En el aniversario número 100 del nacimiento de Eva Perón, una reivindicación de quienes -como Néstor Perlongher- volvieron a darle vida tras su muerte a través de la literatura.
Por Mariano Pacheco
En 1975, Néstor Perlongher escribe Evita Vive, un relato en tres tiempos donde Eva Perón, a través de la literatura, llega a las luchas políticas de las minorías. Tal vez retomando Eva Perón, la obra de teatro de Copi (que finaliza con la sugestiva frase: “Evita, señores, está más viva que nunca”), Néstor Perlongher retoma en Evita Vive cierto espíritu irreverente. Porque está más viva que nunca, podríamos decir, Evita regresa. No para ser montonera (una combatiente guerrillera que lucha por el socialismo) sino que vuelve para ser, entre las millones de posibilidades de su retorno, una prostituta, una drogadicta, una reventada. Es que la Evita de Perlongher, al decir de Martín Kohan y Paola Cortes, es una “Evita-década-del-’70, camisa y pelo suelto, que expresa en su cuerpo el puro goce”.
Con un humor ácido, la literatura de Perlongher logrará transgredir todas las normas y poner en jaque la moralidad de las costumbres y los lugares comunes de las bellas letras. En Evita Vive, la diversión, el goce, la fiesta, el juego y la aventura lograrán construir una realidad muy diferente a la histórico-social y sus representaciones, tanto peronistas como antiperonistas. A través de una mirada lúcida, Perlongher plantea una importante batalla contra todos aquellos que libran “cruzadas morales”, se erigen en censores y que suelen ser los que pretenden instituirse en jueces, en quienes definen lo que está bien y lo que está mal.
De allí que, en este relato, Evita no sólo no será “la Señora”, “la Primera Dama”, y ni siquiera será la Eva combativa reivindicada por el discurso militante, sino que el eje central del relato está puesto en el puro goce corporal. Evita vuelve, sí, pero para ser puro sexo, droga y descontrol. Y para resignificar los lugares comunes construidos en torno de su figura. Así como el obrero resignificó el insulto de “cabecita negra” por una marca identitaria de “descamisado”, en este relato Evita resignifica su lugar de “mediadora” entre Perón y las masas, su pasado de actriz-prostituta, su estigma por la enfermedad que la llevó a la muerte, su lugar de santa una vez fallecida.

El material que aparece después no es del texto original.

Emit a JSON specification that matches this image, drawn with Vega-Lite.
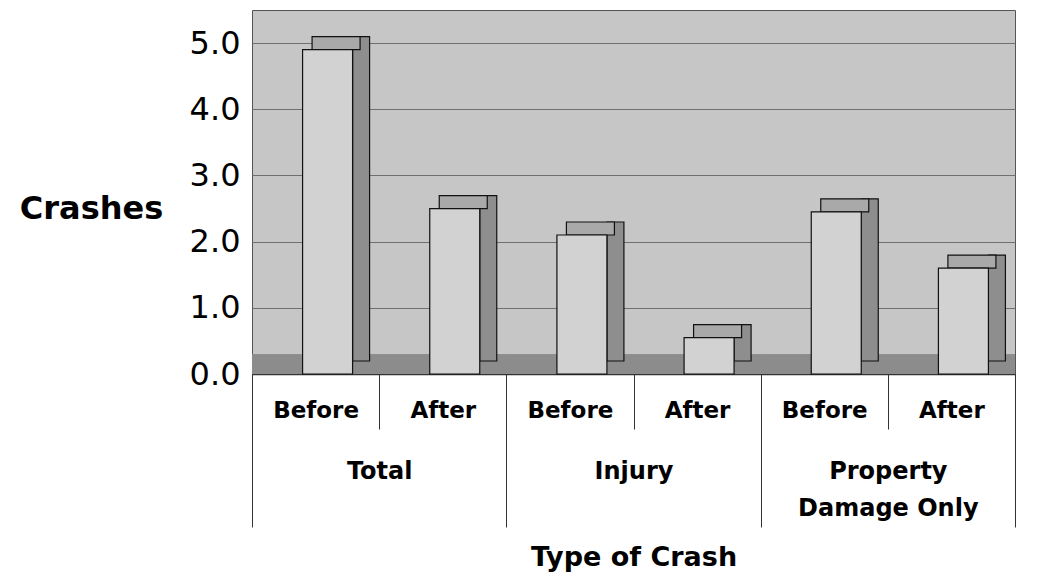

Irreverente, Perlongher presenta así una Evita-reventada, que además de gozar sexualmente, luego ella también se “picará”, para quedar junto a su hombre revolcada por el piso. Y cuando “la cana” llegue, Evita será mediadora, sí, pero esta vez no entre el líder y las masas sino entre la ley y los descarriados. Evita evita que se lleven presos a los drogadictos, y les aclara a “sus grasitas, sus descamisados” que ella lo vigila todo. De allí que su partida al cielo sea reinterpretada por ellos como una ida para hacer “un rescate”, y su vuelta para “repartirle un lote de marihuana a cada pobre, para que todos los humildes anden superbién, y nadie se comiera una pálida más, loco, ni un bife”. Porque el cielo que habita Evita no es un espacio angelical, lleno de santos (“Santa Evita Montonera”), sino una suerte de edén “lleno de negros y rubios y muchachos así”.
En contraste con la “historia oficial”, donde Evita aparece como la sombra de Perón, aquí es Evita la gran protagonista. Es más: Perón, como general, es un equivalente de los marineros que transitan por el puerto en busca de maricas y prostitutas: “Con ellos nunca se sabe”, dice uno de los personajes.

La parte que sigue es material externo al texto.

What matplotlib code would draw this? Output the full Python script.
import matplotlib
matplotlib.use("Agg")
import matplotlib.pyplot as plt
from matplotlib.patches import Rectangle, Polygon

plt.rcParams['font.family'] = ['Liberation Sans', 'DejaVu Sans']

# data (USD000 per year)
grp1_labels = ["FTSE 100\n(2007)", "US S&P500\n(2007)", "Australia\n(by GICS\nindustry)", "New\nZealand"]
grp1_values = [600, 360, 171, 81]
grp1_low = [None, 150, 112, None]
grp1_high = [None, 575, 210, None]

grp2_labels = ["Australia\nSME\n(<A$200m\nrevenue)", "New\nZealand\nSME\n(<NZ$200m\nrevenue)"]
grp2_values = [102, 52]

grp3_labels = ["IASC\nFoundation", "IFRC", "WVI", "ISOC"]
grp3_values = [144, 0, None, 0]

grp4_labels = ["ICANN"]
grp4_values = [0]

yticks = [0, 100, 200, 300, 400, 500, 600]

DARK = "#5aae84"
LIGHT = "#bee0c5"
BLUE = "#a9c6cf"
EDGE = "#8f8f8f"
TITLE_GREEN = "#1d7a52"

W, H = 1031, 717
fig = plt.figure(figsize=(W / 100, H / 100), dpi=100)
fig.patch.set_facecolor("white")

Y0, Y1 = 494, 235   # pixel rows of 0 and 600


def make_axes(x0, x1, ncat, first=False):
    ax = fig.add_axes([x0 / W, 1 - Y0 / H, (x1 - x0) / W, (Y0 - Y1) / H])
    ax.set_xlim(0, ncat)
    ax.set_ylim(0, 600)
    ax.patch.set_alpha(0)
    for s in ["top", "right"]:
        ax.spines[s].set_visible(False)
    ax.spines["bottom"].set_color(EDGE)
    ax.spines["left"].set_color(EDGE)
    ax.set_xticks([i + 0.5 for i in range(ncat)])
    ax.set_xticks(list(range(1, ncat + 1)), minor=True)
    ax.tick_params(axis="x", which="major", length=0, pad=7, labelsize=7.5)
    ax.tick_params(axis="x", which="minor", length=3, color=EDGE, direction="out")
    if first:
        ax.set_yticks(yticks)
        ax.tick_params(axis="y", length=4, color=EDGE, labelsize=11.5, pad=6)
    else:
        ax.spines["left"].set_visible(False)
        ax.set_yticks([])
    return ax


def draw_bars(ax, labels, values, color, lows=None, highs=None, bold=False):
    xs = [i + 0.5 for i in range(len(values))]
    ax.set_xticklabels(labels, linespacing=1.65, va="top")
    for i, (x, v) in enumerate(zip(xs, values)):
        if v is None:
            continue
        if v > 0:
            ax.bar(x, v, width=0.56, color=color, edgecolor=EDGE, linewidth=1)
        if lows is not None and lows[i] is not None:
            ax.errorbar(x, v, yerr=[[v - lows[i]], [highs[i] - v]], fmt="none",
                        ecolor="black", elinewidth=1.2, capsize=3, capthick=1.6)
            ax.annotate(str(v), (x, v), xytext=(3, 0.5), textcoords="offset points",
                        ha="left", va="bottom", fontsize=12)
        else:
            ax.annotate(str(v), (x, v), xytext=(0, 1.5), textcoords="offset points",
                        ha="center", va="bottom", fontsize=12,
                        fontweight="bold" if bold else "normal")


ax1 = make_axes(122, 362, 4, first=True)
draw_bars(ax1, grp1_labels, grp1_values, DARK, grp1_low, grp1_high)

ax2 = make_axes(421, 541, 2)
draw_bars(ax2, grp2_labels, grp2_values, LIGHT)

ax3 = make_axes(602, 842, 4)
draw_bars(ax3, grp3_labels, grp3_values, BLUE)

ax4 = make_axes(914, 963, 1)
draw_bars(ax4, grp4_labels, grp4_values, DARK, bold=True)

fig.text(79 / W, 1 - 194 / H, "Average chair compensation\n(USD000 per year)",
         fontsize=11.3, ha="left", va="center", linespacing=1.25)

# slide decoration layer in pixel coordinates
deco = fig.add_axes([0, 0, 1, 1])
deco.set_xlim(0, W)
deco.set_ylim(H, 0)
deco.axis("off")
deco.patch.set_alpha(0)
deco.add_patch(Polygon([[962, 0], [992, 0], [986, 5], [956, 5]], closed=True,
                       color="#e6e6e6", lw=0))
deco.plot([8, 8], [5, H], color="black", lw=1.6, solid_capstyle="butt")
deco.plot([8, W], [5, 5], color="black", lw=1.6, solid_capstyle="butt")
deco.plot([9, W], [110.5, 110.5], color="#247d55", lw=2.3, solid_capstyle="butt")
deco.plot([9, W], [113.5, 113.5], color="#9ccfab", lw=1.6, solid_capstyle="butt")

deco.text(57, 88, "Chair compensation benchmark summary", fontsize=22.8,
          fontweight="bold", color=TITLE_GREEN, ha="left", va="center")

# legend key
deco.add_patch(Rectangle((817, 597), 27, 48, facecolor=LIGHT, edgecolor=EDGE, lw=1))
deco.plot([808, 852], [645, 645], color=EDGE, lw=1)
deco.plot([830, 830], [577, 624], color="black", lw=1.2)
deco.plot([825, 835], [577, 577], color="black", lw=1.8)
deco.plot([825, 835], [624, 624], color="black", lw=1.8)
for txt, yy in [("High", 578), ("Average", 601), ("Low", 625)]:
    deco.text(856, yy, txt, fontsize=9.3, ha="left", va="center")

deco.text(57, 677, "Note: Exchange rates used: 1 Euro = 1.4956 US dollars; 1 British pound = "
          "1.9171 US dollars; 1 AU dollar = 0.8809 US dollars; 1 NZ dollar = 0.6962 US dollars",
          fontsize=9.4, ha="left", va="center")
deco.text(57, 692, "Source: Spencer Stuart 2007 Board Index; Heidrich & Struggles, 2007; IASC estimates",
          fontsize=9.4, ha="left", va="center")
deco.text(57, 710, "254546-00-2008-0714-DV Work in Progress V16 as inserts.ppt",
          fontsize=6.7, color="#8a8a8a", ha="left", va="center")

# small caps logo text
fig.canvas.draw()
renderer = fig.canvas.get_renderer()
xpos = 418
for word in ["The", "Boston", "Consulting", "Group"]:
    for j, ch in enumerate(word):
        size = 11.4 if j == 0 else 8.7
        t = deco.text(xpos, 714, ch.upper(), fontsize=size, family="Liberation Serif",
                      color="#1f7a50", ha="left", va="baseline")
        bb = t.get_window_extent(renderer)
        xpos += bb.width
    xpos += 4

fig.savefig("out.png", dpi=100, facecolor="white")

Por último, un tema candente: la enfermedad que la llevó a su muerte. Ni reivindicación gorila (“viva el cáncer”), ni condescendencia lacrimógena (“pobrecita”). En este afán de resignificar todo, Perlongher dice sobre esas manchas que Evita lleva en su cuerpo: “No le quedaban nada mal”, subrayando una perspectiva estética que se acentuará con sus largas uñas pintadas de verde (“que en ese tiempo era un color muy raro para las uñas”), presentando a Evita como a una precursora del punk y, también, de la lucha contra la despenalización del consumo de drogas.